Start

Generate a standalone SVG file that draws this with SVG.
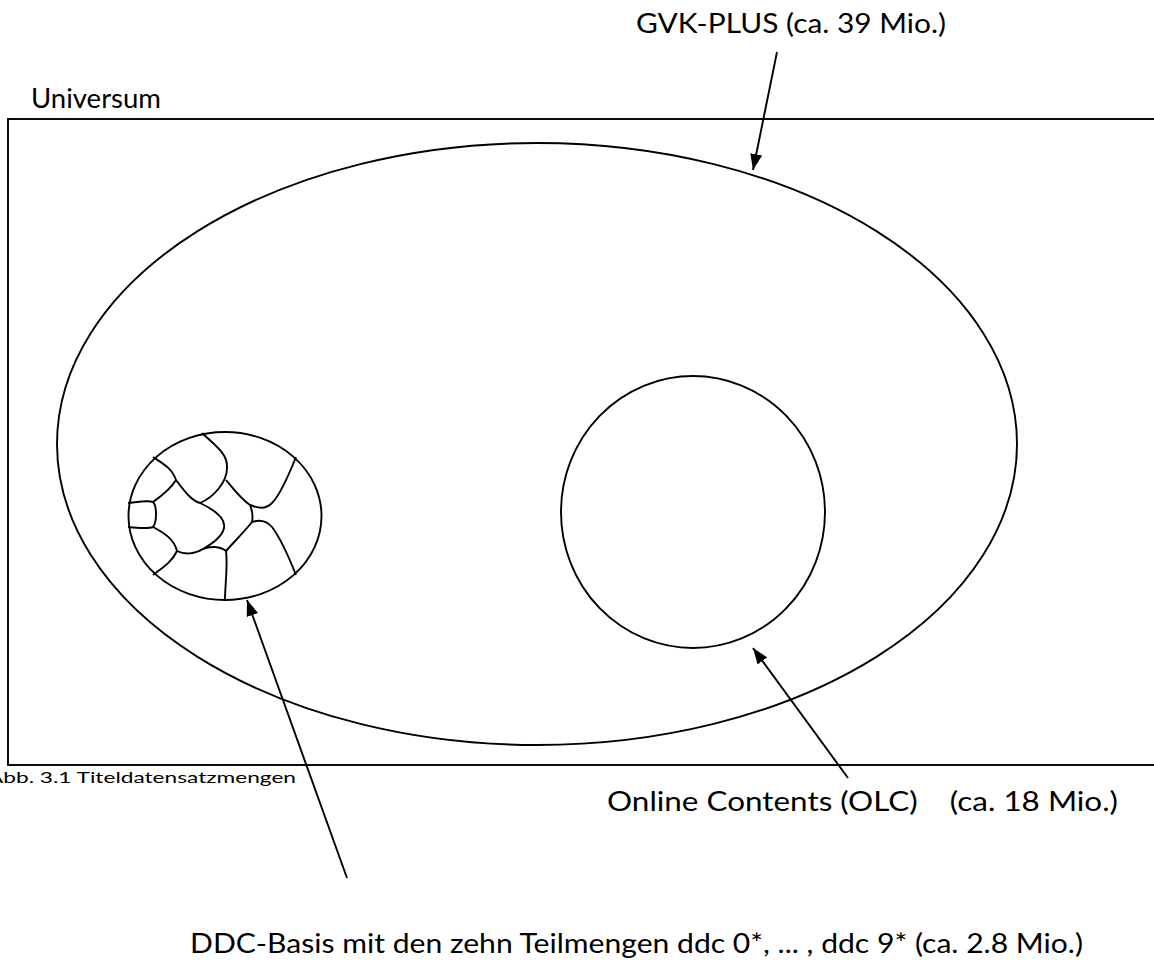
<svg xmlns="http://www.w3.org/2000/svg" width="1154" height="978" viewBox="0 0 1154 978">
<defs>
<style>
.ln{fill:none;stroke:#000;stroke-width:1.9}
.t{font-family:Lato,"Liberation Sans",sans-serif;fill:#000}
.big{font-size:27px}
.sm{font-size:16px}
</style>
<marker id="ah" viewBox="0 0 16 12" refX="16" refY="6" markerWidth="16" markerHeight="12" markerUnits="userSpaceOnUse" orient="auto">
<path d="M0,0 L16,6 L0,12 z" fill="#000"/>
</marker>
</defs>
<rect width="1154" height="978" fill="#fff"/>
<g id="universum">
<rect x="8" y="119" width="1160" height="646" class="ln" stroke-width="2.2"/>
<text class="t big" x="31" y="108" textLength="130" lengthAdjust="spacingAndGlyphs">Universum</text>
</g>
<g id="gvk">
<ellipse cx="537" cy="444" rx="480" ry="301" class="ln"/>
<text class="t big" x="636" y="33" textLength="310" lengthAdjust="spacingAndGlyphs">GVK-PLUS (ca. 39 Mio.)</text>
</g>
<g id="olc">
<ellipse cx="693" cy="512" rx="132" ry="136" class="ln"/>
<text class="t big" x="607" y="811" textLength="511" lengthAdjust="spacingAndGlyphs" xml:space="preserve">Online Contents (OLC)    (ca. 18 Mio.)</text>
</g>
<g id="ddc">
<ellipse cx="225" cy="516" rx="96.5" ry="84" class="ln"/>
<g class="ln">
<path d="M202,433 C216,446 228,454 227,468 C227,482 214,497 200,503"/>
<path d="M153,457 C162,463 172,468 176,480 C185,492 192,501 200,503"/>
<path d="M176,480 C170,490 160,497 153,502"/>
<path d="M128,503 C138,502 148,500 153,502 C157,506 157,522 153,527 C148,529 138,528 128,527"/>
<path d="M153,527 C162,532 174,538 177,551 C185,555 195,554 203,549 C210,546 220,546 226,551"/>
<path d="M177,551 C172,562 162,568 153,575"/>
<path d="M200,503 C215,510 226,518 224,528 C222,538 210,545 203,549"/>
<path d="M226,480 C236,492 242,500 250,505 C252,510 253,517 252,522 C244,532 234,542 226,551"/>
<path d="M250,505 C258,508 265,510 272,503 C280,495 290,472 296,457"/>
<path d="M252,522 C258,520 266,520 272,527 C282,540 290,560 296,575"/>
<path d="M226,551 C228,565 225,585 225,600"/>
</g>
<text class="t big" x="190" y="953" textLength="893" lengthAdjust="spacingAndGlyphs">DDC-Basis mit den zehn Teilmengen ddc 0*, ... , ddc 9* (ca. 2.8 Mio.)</text>
</g>
<g id="caption">
<text class="t sm" x="-12" y="783" textLength="308" lengthAdjust="spacingAndGlyphs">Abb. 3.1 Titeldatensatzmengen</text>
</g>
<g id="connectors" class="ln">
<line x1="777" y1="52" x2="753" y2="170" marker-end="url(#ah)"/>
<line x1="848" y1="778" x2="753" y2="648" marker-end="url(#ah)"/>
<line x1="347" y1="878" x2="247" y2="600" marker-end="url(#ah)"/>
</g>
</svg>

End

Copy each line above precisely, dropping the pictures.

## Result of this task:
Generate a standalone SVG file that draws this with SVG.
<svg xmlns="http://www.w3.org/2000/svg" width="1154" height="978" viewBox="0 0 1154 978">
<defs>
<style>
.ln{fill:none;stroke:#000;stroke-width:1.9}
.t{font-family:Lato,"Liberation Sans",sans-serif;fill:#000}
.big{font-size:27px}
.sm{font-size:16px}
</style>
<marker id="ah" viewBox="0 0 16 12" refX="16" refY="6" markerWidth="16" markerHeight="12" markerUnits="userSpaceOnUse" orient="auto">
<path d="M0,0 L16,6 L0,12 z" fill="#000"/>
</marker>
</defs>
<rect width="1154" height="978" fill="#fff"/>
<g id="universum">
<rect x="8" y="119" width="1160" height="646" class="ln" stroke-width="2.2"/>
<text class="t big" x="31" y="108" textLength="130" lengthAdjust="spacingAndGlyphs">Universum</text>
</g>
<g id="gvk">
<ellipse cx="537" cy="444" rx="480" ry="301" class="ln"/>
<text class="t big" x="636" y="33" textLength="310" lengthAdjust="spacingAndGlyphs">GVK-PLUS (ca. 39 Mio.)</text>
</g>
<g id="olc">
<ellipse cx="693" cy="512" rx="132" ry="136" class="ln"/>
<text class="t big" x="607" y="811" textLength="511" lengthAdjust="spacingAndGlyphs" xml:space="preserve">Online Contents (OLC)    (ca. 18 Mio.)</text>
</g>
<g id="ddc">
<ellipse cx="225" cy="516" rx="96.5" ry="84" class="ln"/>
<g class="ln">
<path d="M202,433 C216,446 228,454 227,468 C227,482 214,497 200,503"/>
<path d="M153,457 C162,463 172,468 176,480 C185,492 192,501 200,503"/>
<path d="M176,480 C170,490 160,497 153,502"/>
<path d="M128,503 C138,502 148,500 153,502 C157,506 157,522 153,527 C148,529 138,528 128,527"/>
<path d="M153,527 C162,532 174,538 177,551 C185,555 195,554 203,549 C210,546 220,546 226,551"/>
<path d="M177,551 C172,562 162,568 153,575"/>
<path d="M200,503 C215,510 226,518 224,528 C222,538 210,545 203,549"/>
<path d="M226,480 C236,492 242,500 250,505 C252,510 253,517 252,522 C244,532 234,542 226,551"/>
<path d="M250,505 C258,508 265,510 272,503 C280,495 290,472 296,457"/>
<path d="M252,522 C258,520 266,520 272,527 C282,540 290,560 296,575"/>
<path d="M226,551 C228,565 225,585 225,600"/>
</g>
<text class="t big" x="190" y="953" textLength="893" lengthAdjust="spacingAndGlyphs">DDC-Basis mit den zehn Teilmengen ddc 0*, ... , ddc 9* (ca. 2.8 Mio.)</text>
</g>
<g id="caption">
<text class="t sm" x="-12" y="783" textLength="308" lengthAdjust="spacingAndGlyphs">Abb. 3.1 Titeldatensatzmengen</text>
</g>
<g id="connectors" class="ln">
<line x1="777" y1="52" x2="753" y2="170" marker-end="url(#ah)"/>
<line x1="848" y1="778" x2="753" y2="648" marker-end="url(#ah)"/>
<line x1="347" y1="878" x2="247" y2="600" marker-end="url(#ah)"/>
</g>
</svg>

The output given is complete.